Danish Institute for International Studies


DKK 4,104,803



Type of grant

Semper Ardens: Accelerate


What does Helsingør 500 years ago share with Bunagana in eastern Congo today? For centuries, the Øresundstold constituted the Danish crown’s main source of revenue: transit taxes levied at the Bunagana checkpoint are today a key source of financing for the rebel group M23. Both are instances of a widespread phenomenon whereby rulers gain power from, and fight over, control over points of passage along transport routes where wealth can be extracted from flows of transnational trade. The project explores this phenomenon, positing they exemplify a new spatial logic of statecraft—trade-based statecraft—that was widespread before states gained the capacity to exercise control over the populations within their territories, and that today still prevails, outliving efforts to build territorial states in developing countries.


Exploring this phenomenon is important, because it contradicts a deeply rooted definition of statehood in terms of control over the population within a bounded territory, which prevails within the political sciences and adjacent disciplines and informs policy interventions.
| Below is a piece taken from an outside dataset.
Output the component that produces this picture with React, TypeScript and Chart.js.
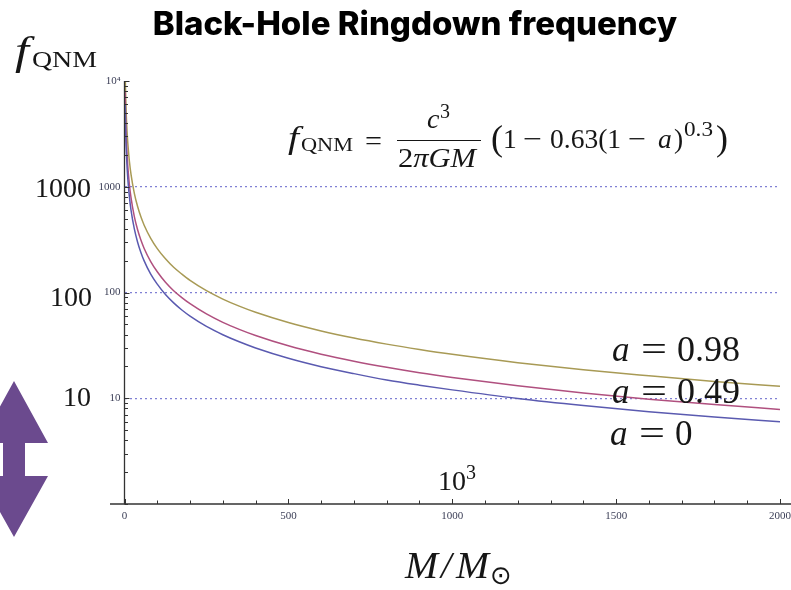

However, states only developed the corresponding capacities fairly recently, and in many places, these capacities have been crumbling since the end of the Cold War. TRADECRAFT explores the much longer history of a form of statecraft that precedes the modern state, and that is rapidly overtaking it again in fragile states. It is a form of statecraft premised on a radically different spatial logic, in which rulers simply tax transnational trade, requiring much less effort than attempting to extract wealth from often poor populations scattered in vast territories. This form of statecraft is overlooked, I suggest, because our theories of statecraft are concerned with explaining the transformation into the territorial states we know now, not studying the alternatives fiscal strategies that for a much longer time formed resilient avenues of statecraft. Yet, preliminary evidence of thousands of toll barriers in the developing world suggest we urgently need a better understanding of how control over passage along trade routes drives conflict and builds states.


To answer its research question, the project develops a theoretical argument that posits a new and powerful logic of statecraft, premised on toll barriers along transnational trade routes. The project brings together an interdisciplinary research group that develops an innovative combination of historical and geographical methods to analyze and cartographically visualize evidence from historical archives and through surveys. The project focuses on select cases in pre-Napoleonic Europe, arguably the heyday of this form of statecraft, and in present-day Africa, exploring how toll barriers and control over trade routes underpins both competing state-building efforts (in the Horn of Africa) and political fragmentation (in the Sahel). By casting doubt on the assumption that the ambition of fully incorporating all territory and people in it is hard-wired into all modern states, the project hopes to break new ground on how we conceptualize states within the political sciences, with implications for research agendas across disciplines concerned with contentious politics.